His speech in the White House Rose Garden this week was supposed to stop the unhelpful weeks of hemming and hawing by his staff over the healthcare.gov debacle.

They had made light of the catastrophe, saying they were “scrubbing the site” of “glitches,” which is like calling the Grand Canyon a little hole in the ground. Not being able to access the website was “a good problem to have,” and one that proved its popularity. They like it, Mr. President, they really like it.

“Nobody’s madder than me,” Obama claimed. We don’t need him to get mad, we need him to fix it. Leave the anger to the American public to whom he has promised to deliver health care for three years and who are now drowning in error messages, even in the middle of the night when traffic is supposedly light.

He reverted to singing his own praises in getting the health-care law passed at all. “We did not wage this long and contentious battle just around a website,” Obama said. “That’s not what this was about.”

But this really is about a website, and it’s shocking the president doesn’t realize that. Bringing everyone into the risk pool is the essence of the ACA, the basic principle that makes insurance work and keeps companies from cherry-picking healthy customers and leaving the sick to fend for themselves.

The rollout of Obamacare had to be absolutely perfect. Obama needed to treat it like a 21st-Century Manhattan Project, full of 20-something geeks pulling all-nighters and managed by geniuses from Apple and Google who can fill in that blind spot between the techies and end users. Instead, he took the pedestrian route and spent $400 million on a Canadian company that our good neighbors to the north once fired for incompetence.

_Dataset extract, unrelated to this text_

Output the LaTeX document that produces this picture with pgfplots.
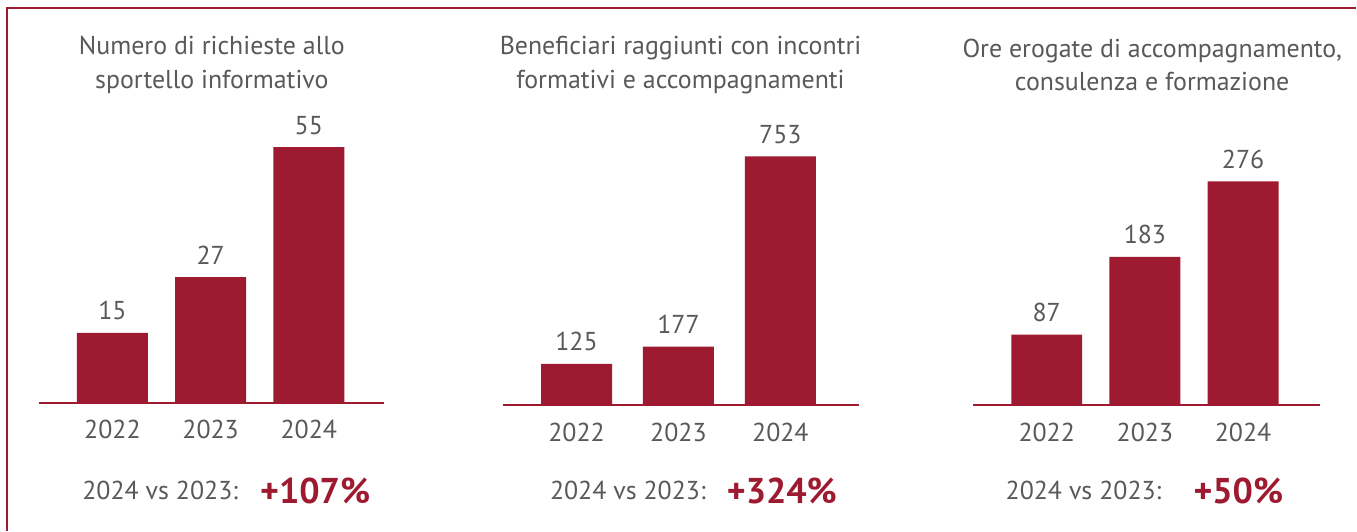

That brings us to those determined to stop Obamacare and by extension Obama himself. They’re happy to watch the president making excuses. They’re gloating now, just a few days after the president did his own gloating over Republican incompetence during the government shutdown.

The website failure gives credence to those who warn that government can’t be trusted to get big things right and that the market, not bureaucrats, should fix health care. It’s not just the crazies who doubt government now.

There are many things Obama can’t control-the Middle East, the World Series, Ted Cruz-but he can control practical matters.

This was supposed to have been Obamacare’s moment of truth, when the president disproved bitter Republicans and showed that government could do something great. According to Bloomberg News, healthcare.gov went live without a dry run, and just last week the computer code-500 million lines of which might have to be reconfigured-contained place-holder language that is used in preliminary drafts. Yet contractors have been paid as if they performed.

Republicans may yet get their delay, not because they shut down the government, but because the president didn’t use his power to make his hard-fought legislation work.